____ SOURCE DATA

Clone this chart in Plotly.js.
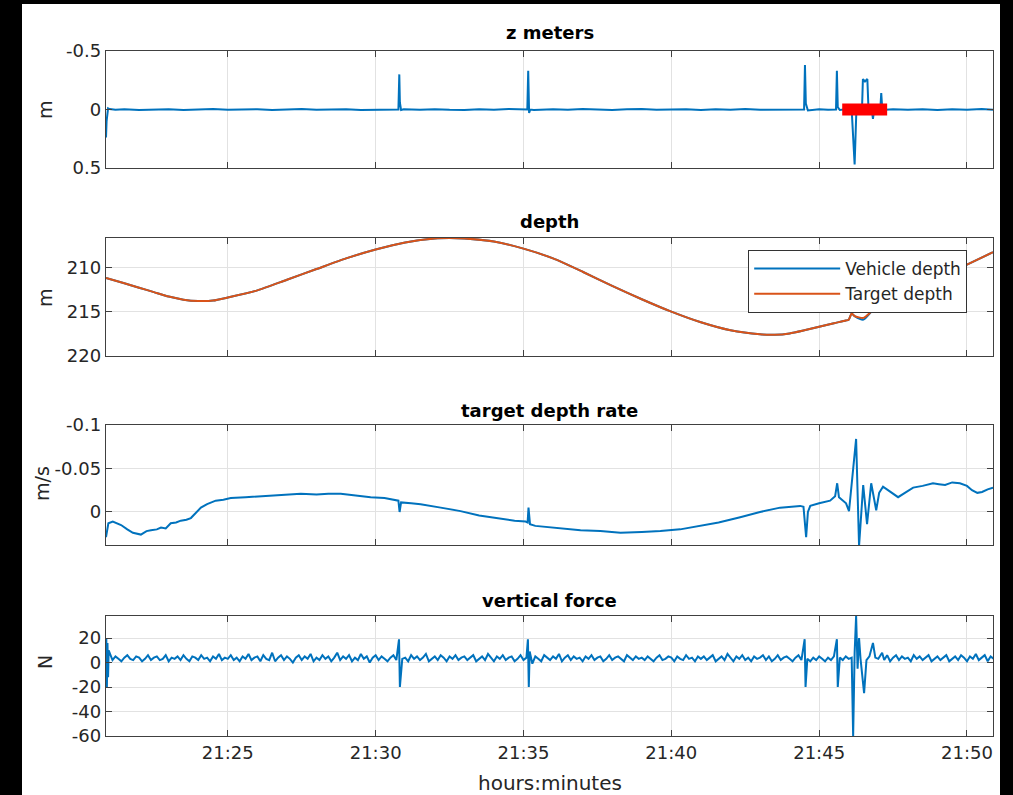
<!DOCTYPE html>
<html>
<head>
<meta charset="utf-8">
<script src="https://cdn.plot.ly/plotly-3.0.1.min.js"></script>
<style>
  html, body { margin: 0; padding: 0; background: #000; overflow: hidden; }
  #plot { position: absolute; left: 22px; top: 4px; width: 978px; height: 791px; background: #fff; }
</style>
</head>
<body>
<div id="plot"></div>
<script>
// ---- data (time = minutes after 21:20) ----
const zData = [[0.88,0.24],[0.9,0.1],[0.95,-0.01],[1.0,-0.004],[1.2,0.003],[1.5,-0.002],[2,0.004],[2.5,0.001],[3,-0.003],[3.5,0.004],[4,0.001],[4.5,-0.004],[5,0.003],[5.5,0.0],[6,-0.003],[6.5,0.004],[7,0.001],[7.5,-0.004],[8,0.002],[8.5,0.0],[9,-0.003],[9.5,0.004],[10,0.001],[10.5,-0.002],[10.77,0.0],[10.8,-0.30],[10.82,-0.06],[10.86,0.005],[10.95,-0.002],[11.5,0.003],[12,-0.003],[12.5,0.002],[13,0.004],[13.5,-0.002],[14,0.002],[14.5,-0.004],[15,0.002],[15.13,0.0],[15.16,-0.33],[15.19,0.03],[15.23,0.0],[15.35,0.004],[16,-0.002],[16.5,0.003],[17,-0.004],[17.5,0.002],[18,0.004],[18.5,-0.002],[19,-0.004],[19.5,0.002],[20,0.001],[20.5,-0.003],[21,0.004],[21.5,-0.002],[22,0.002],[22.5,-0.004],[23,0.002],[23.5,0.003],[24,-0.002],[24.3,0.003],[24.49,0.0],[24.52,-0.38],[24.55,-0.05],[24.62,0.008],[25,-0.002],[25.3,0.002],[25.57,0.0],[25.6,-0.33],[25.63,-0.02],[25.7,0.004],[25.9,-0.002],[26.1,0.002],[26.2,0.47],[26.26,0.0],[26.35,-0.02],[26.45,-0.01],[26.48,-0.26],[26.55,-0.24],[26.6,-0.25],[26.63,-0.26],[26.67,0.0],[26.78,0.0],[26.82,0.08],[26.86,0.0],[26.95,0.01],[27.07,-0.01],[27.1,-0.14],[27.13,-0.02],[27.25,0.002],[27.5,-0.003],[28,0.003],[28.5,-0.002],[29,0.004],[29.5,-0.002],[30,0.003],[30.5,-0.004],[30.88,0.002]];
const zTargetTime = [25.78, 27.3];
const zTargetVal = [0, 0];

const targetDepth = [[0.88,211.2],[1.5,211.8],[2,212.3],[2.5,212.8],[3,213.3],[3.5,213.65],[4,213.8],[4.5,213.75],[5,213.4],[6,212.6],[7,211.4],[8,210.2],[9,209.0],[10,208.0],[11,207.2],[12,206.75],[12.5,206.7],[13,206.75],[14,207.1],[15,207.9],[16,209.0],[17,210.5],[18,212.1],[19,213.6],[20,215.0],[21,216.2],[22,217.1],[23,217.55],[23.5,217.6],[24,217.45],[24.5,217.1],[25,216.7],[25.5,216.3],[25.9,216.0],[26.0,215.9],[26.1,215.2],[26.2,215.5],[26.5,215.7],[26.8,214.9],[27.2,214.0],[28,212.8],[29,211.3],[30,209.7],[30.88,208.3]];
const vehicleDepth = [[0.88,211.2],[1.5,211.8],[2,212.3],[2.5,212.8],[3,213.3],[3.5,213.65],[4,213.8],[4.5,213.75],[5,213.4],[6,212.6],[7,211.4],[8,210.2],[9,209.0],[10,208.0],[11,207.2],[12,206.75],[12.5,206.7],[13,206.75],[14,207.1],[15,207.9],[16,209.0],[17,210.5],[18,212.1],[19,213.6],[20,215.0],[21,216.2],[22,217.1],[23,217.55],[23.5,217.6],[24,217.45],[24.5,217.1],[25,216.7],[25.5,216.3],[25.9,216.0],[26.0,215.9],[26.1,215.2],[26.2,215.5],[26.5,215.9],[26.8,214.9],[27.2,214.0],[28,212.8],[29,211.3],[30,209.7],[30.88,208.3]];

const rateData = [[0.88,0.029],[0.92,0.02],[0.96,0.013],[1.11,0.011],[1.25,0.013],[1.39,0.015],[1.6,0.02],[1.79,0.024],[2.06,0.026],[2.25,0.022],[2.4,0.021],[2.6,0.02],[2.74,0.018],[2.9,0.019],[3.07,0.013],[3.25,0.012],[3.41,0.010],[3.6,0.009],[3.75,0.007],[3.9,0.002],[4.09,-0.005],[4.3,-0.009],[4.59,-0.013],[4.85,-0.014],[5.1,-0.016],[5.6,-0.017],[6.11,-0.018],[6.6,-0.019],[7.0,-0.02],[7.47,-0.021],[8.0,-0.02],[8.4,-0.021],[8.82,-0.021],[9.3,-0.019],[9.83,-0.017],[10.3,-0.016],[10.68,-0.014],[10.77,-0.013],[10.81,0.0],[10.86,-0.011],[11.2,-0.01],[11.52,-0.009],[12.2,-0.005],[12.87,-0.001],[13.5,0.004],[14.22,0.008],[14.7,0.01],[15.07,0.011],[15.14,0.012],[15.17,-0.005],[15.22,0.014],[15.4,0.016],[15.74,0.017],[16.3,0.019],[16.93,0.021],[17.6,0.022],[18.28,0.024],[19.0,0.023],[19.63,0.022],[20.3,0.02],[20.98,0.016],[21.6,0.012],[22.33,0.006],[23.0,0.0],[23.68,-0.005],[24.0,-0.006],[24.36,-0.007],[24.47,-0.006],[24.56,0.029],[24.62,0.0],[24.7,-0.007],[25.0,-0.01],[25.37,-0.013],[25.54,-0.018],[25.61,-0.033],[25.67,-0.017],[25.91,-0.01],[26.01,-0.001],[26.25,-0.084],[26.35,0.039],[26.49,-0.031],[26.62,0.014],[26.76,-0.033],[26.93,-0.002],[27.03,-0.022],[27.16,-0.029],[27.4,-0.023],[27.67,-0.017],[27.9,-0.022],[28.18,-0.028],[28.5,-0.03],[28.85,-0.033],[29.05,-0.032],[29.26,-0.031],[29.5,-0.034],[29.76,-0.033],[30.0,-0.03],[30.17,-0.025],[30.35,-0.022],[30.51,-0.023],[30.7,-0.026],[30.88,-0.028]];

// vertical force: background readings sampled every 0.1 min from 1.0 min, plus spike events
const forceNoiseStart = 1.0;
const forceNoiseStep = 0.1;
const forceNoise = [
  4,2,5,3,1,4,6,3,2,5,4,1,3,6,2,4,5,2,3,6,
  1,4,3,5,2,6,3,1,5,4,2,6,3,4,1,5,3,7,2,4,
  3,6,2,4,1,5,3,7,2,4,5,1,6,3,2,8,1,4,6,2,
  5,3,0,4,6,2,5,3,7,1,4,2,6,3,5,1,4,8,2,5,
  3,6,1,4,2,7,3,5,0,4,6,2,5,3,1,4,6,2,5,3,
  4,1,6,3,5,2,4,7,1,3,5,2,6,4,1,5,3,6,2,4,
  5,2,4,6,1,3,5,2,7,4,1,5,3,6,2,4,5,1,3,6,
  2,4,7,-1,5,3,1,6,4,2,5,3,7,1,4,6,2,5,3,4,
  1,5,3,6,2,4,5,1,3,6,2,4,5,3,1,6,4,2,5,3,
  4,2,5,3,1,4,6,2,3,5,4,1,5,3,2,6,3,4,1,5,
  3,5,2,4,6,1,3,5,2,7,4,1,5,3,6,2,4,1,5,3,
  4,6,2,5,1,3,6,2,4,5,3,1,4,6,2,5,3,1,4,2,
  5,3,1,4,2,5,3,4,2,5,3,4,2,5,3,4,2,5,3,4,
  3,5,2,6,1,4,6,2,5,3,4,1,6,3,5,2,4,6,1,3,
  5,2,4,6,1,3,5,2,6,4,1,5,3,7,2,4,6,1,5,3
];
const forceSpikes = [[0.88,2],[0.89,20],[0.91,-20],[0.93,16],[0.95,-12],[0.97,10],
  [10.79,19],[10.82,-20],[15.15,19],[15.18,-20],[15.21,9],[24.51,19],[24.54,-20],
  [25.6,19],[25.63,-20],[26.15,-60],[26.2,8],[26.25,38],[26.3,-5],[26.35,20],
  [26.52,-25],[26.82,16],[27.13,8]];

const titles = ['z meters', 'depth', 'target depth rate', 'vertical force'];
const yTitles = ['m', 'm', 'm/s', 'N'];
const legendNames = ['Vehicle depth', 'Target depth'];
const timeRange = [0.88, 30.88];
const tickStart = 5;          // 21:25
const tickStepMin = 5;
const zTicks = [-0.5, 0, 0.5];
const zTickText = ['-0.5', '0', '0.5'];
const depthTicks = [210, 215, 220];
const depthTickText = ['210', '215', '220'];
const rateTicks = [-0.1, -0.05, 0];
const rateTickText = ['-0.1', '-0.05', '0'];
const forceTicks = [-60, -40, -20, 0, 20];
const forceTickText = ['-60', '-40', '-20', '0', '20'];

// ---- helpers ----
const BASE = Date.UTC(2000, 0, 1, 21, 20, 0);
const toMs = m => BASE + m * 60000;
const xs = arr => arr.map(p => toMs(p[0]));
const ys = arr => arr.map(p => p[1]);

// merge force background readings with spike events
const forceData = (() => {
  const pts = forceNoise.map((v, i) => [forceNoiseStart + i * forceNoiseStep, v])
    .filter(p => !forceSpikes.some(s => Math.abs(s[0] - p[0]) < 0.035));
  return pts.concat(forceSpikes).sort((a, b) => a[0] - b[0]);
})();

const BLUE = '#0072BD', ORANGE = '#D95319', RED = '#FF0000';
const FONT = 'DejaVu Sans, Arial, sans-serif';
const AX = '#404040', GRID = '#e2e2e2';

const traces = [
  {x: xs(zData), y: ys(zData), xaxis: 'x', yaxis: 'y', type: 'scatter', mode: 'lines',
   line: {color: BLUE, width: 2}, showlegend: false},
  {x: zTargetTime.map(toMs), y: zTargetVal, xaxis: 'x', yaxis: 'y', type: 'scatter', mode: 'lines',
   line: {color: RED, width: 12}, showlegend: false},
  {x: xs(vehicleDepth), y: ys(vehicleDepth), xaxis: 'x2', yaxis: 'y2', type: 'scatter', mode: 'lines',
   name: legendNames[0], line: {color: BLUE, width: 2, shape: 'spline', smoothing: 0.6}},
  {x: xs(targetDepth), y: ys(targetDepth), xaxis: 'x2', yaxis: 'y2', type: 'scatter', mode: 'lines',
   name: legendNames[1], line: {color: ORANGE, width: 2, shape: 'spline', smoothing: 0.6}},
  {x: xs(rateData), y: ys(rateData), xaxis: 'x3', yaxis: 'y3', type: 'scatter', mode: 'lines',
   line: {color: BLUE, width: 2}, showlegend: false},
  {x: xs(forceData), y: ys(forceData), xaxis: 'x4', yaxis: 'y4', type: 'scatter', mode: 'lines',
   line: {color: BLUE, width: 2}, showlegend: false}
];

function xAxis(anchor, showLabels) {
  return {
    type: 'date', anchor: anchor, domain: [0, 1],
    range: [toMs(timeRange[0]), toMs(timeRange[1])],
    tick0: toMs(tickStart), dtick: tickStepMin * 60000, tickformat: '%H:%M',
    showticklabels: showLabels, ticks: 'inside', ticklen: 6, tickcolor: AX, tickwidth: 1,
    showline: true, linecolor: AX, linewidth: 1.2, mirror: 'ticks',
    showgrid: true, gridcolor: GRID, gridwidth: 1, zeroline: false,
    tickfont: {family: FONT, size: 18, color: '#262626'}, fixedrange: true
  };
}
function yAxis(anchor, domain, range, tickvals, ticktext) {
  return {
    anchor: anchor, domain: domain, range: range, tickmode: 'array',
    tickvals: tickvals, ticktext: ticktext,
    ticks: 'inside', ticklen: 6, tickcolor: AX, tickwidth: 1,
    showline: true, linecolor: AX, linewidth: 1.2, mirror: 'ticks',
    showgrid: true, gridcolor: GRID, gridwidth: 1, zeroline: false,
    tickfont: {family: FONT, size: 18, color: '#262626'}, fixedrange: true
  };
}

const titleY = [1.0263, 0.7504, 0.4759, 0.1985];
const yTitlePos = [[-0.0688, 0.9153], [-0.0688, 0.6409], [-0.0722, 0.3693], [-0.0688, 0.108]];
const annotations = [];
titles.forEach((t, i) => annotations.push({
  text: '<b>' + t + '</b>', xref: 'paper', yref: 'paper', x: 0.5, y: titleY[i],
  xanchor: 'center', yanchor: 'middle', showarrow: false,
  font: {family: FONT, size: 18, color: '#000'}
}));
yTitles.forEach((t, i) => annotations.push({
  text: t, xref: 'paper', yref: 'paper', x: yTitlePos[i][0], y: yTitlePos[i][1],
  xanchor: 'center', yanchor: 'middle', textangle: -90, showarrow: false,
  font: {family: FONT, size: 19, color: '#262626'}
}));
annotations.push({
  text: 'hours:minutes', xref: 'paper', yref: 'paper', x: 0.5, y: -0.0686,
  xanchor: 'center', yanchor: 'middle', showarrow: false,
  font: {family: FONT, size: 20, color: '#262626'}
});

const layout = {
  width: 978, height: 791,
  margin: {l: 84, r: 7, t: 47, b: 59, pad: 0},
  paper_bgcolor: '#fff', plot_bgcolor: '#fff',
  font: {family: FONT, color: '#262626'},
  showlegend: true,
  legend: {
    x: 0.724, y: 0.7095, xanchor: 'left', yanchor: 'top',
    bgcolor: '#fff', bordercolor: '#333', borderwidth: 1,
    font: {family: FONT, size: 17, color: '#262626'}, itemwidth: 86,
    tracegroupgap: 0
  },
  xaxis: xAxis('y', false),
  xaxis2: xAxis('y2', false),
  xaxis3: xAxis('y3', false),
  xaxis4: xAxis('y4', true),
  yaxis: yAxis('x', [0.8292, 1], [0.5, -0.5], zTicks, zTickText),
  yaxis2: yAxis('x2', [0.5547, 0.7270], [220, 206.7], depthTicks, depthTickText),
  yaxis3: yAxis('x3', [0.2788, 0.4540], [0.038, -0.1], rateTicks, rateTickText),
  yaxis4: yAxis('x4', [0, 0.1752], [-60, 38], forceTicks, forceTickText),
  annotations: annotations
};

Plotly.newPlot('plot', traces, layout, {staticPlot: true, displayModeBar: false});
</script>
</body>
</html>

________

Write out the lines from the start of the material to the line with "const zTargetVal = [0, 0];", inclusive and exactly. Skip the pictures.

EXERCISE ANSWER:
Clone this chart in Plotly.js.
<!DOCTYPE html>
<html>
<head>
<meta charset="utf-8">
<script src="https://cdn.plot.ly/plotly-3.0.1.min.js"></script>
<style>
  html, body { margin: 0; padding: 0; background: #000; overflow: hidden; }
  #plot { position: absolute; left: 22px; top: 4px; width: 978px; height: 791px; background: #fff; }
</style>
</head>
<body>
<div id="plot"></div>
<script>
// ---- data (time = minutes after 21:20) ----
const zData = [[0.88,0.24],[0.9,0.1],[0.95,-0.01],[1.0,-0.004],[1.2,0.003],[1.5,-0.002],[2,0.004],[2.5,0.001],[3,-0.003],[3.5,0.004],[4,0.001],[4.5,-0.004],[5,0.003],[5.5,0.0],[6,-0.003],[6.5,0.004],[7,0.001],[7.5,-0.004],[8,0.002],[8.5,0.0],[9,-0.003],[9.5,0.004],[10,0.001],[10.5,-0.002],[10.77,0.0],[10.8,-0.30],[10.82,-0.06],[10.86,0.005],[10.95,-0.002],[11.5,0.003],[12,-0.003],[12.5,0.002],[13,0.004],[13.5,-0.002],[14,0.002],[14.5,-0.004],[15,0.002],[15.13,0.0],[15.16,-0.33],[15.19,0.03],[15.23,0.0],[15.35,0.004],[16,-0.002],[16.5,0.003],[17,-0.004],[17.5,0.002],[18,0.004],[18.5,-0.002],[19,-0.004],[19.5,0.002],[20,0.001],[20.5,-0.003],[21,0.004],[21.5,-0.002],[22,0.002],[22.5,-0.004],[23,0.002],[23.5,0.003],[24,-0.002],[24.3,0.003],[24.49,0.0],[24.52,-0.38],[24.55,-0.05],[24.62,0.008],[25,-0.002],[25.3,0.002],[25.57,0.0],[25.6,-0.33],[25.63,-0.02],[25.7,0.004],[25.9,-0.002],[26.1,0.002],[26.2,0.47],[26.26,0.0],[26.35,-0.02],[26.45,-0.01],[26.48,-0.26],[26.55,-0.24],[26.6,-0.25],[26.63,-0.26],[26.67,0.0],[26.78,0.0],[26.82,0.08],[26.86,0.0],[26.95,0.01],[27.07,-0.01],[27.1,-0.14],[27.13,-0.02],[27.25,0.002],[27.5,-0.003],[28,0.003],[28.5,-0.002],[29,0.004],[29.5,-0.002],[30,0.003],[30.5,-0.004],[30.88,0.002]];
const zTargetTime = [25.78, 27.3];
const zTargetVal = [0, 0];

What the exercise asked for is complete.